=== DIRECTION ===
Your task is to locate every line holding the string "matplotlib" and to copy each of them.

=== WORKING DATA ===

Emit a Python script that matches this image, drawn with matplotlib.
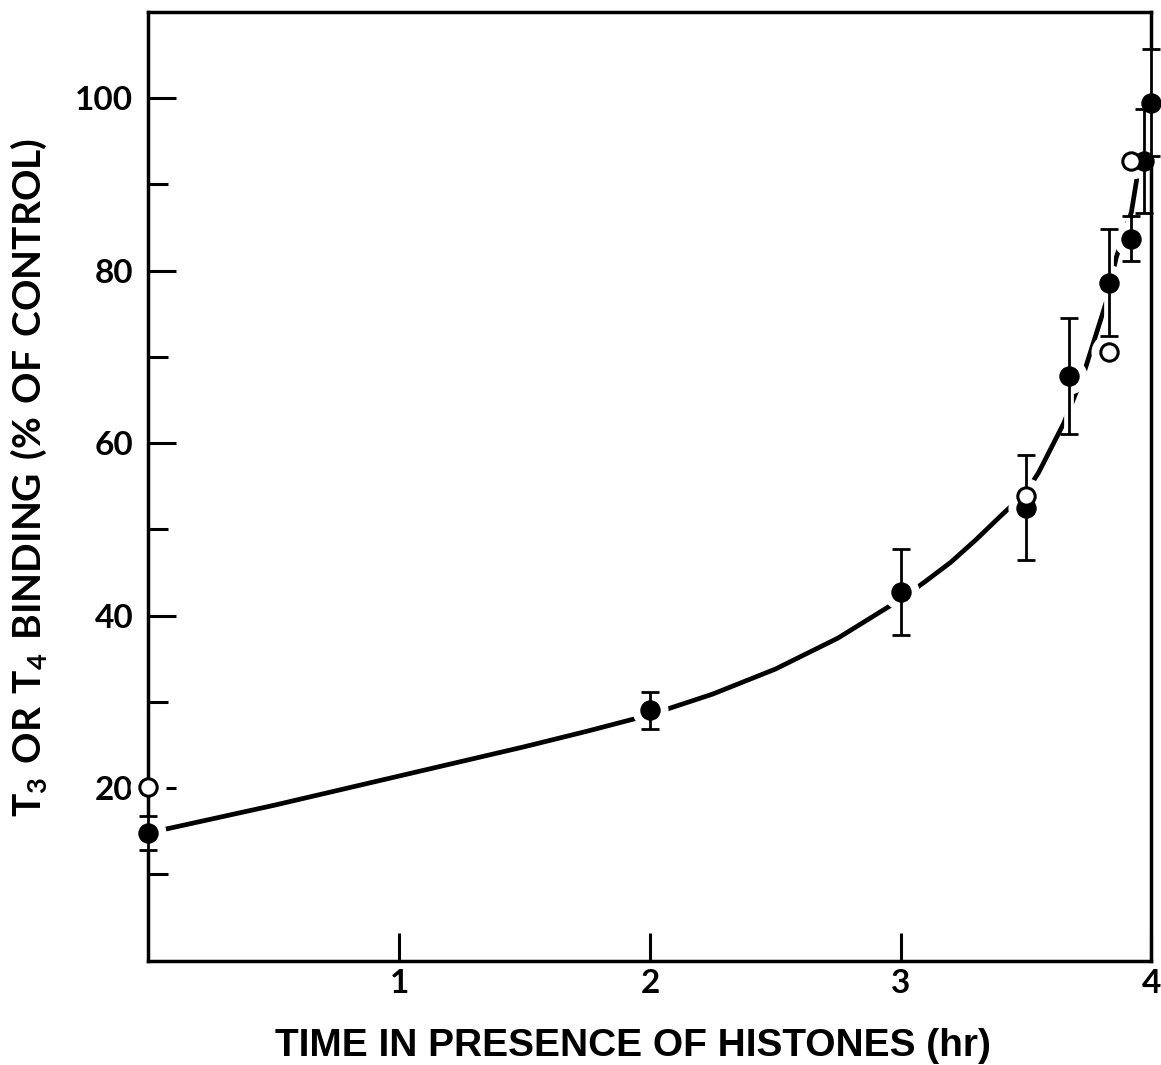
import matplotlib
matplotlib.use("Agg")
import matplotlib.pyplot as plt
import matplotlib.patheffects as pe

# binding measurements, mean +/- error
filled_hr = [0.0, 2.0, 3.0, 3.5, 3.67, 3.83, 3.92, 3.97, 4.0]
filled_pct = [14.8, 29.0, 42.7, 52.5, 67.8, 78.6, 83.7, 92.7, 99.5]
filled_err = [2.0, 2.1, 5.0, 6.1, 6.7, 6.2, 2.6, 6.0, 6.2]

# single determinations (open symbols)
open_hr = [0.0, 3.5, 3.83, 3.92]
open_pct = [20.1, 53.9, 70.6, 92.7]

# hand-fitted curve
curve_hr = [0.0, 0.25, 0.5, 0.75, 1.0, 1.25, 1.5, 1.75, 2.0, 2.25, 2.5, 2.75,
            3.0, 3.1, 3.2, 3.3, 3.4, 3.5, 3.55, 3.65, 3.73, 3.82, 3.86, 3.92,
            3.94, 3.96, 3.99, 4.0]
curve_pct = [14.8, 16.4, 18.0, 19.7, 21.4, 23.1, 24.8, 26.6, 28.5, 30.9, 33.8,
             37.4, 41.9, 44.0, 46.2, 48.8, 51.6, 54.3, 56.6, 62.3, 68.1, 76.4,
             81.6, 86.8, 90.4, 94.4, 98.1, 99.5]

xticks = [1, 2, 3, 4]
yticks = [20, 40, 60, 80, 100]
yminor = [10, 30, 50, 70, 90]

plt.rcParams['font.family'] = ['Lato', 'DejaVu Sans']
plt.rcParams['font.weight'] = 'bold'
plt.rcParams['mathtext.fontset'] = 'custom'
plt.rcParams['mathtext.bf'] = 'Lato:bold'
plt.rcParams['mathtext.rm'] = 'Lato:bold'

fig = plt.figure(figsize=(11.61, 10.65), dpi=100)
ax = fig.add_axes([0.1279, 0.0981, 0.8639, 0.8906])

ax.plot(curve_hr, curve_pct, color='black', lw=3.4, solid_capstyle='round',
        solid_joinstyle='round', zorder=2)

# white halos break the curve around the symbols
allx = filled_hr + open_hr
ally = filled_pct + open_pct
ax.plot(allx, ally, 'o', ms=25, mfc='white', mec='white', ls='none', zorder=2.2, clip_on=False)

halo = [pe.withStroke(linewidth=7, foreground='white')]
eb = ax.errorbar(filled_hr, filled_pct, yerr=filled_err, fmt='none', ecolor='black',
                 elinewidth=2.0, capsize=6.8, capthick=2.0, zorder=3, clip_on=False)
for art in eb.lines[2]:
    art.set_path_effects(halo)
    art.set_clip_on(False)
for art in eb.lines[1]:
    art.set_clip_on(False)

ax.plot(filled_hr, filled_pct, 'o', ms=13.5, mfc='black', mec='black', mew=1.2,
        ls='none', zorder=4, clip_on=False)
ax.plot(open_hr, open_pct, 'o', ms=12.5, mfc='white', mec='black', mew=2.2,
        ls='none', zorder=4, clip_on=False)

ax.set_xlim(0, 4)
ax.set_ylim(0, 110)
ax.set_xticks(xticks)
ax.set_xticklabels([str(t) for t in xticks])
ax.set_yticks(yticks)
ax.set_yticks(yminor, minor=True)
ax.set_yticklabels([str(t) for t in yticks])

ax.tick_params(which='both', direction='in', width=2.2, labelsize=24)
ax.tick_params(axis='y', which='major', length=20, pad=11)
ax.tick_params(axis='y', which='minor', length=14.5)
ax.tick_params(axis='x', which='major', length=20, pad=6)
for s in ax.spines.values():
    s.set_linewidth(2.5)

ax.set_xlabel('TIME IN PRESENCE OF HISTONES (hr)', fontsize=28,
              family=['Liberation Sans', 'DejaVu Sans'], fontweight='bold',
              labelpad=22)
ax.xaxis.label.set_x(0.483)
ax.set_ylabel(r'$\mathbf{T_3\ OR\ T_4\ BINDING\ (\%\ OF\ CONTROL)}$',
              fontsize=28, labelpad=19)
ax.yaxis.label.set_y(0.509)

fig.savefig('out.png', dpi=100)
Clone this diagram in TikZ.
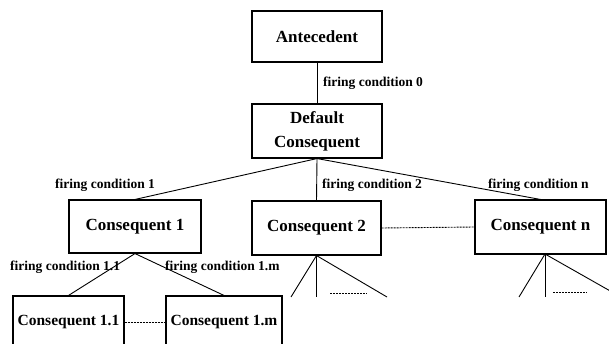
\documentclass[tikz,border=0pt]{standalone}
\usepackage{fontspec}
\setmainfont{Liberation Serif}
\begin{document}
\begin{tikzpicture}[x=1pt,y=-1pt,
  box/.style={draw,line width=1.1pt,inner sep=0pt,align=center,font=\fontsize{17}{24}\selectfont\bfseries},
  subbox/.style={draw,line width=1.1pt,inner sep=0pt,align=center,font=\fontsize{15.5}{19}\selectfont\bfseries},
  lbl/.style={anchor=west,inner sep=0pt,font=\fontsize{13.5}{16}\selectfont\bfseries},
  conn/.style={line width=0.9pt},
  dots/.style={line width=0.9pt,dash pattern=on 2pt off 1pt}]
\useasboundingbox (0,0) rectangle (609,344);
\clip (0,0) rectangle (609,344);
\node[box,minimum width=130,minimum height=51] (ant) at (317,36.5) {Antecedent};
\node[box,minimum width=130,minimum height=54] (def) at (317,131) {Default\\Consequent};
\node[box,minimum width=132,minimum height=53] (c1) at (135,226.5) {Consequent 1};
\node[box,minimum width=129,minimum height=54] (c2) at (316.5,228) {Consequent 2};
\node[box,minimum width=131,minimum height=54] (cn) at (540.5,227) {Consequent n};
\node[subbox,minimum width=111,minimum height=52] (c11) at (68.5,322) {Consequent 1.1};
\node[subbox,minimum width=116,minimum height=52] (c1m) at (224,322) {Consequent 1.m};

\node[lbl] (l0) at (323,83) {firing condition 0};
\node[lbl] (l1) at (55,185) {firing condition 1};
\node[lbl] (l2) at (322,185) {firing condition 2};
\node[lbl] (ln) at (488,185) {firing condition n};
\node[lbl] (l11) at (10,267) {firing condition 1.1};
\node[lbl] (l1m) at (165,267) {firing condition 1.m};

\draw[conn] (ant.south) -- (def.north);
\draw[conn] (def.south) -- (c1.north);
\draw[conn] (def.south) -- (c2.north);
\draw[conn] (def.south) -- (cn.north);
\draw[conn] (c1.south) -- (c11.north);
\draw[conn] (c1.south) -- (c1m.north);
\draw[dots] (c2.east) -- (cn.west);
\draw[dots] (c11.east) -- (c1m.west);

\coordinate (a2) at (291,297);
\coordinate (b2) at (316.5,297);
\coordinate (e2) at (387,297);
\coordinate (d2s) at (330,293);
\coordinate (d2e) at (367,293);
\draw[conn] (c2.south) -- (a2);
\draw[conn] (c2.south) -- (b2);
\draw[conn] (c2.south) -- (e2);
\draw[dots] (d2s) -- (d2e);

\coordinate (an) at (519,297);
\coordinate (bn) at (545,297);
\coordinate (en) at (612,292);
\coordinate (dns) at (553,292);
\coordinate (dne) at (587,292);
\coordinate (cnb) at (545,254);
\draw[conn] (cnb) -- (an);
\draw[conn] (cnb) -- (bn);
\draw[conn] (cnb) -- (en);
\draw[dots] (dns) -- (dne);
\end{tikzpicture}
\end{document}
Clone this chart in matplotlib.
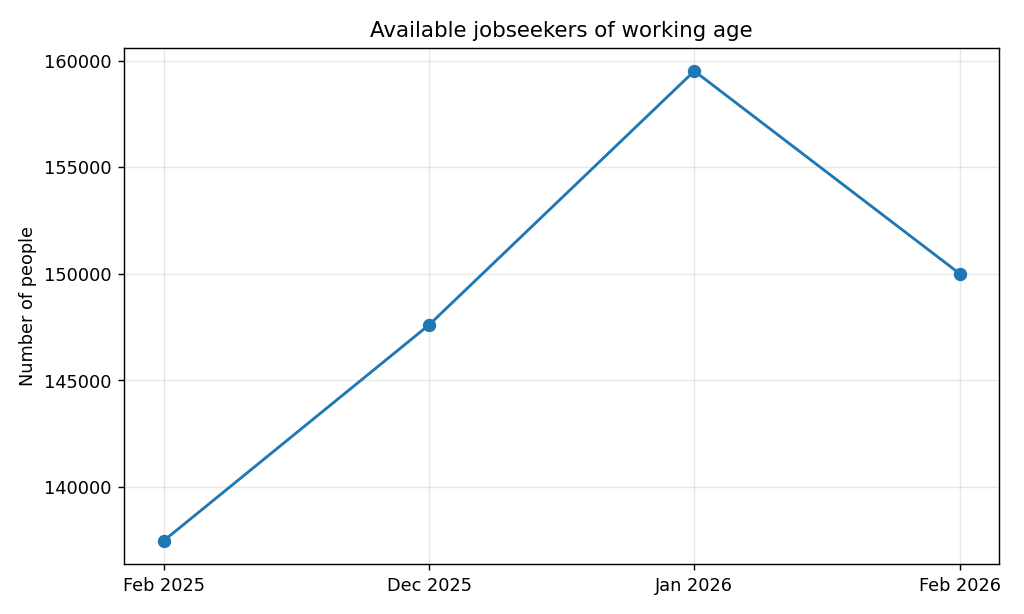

=== RESPONSE ===
Emit a Python script that matches this image, drawn with matplotlib.
import matplotlib
matplotlib.use("Agg")
import matplotlib.pyplot as plt
import matplotlib.patheffects as pe
Clone this chart in matplotlib.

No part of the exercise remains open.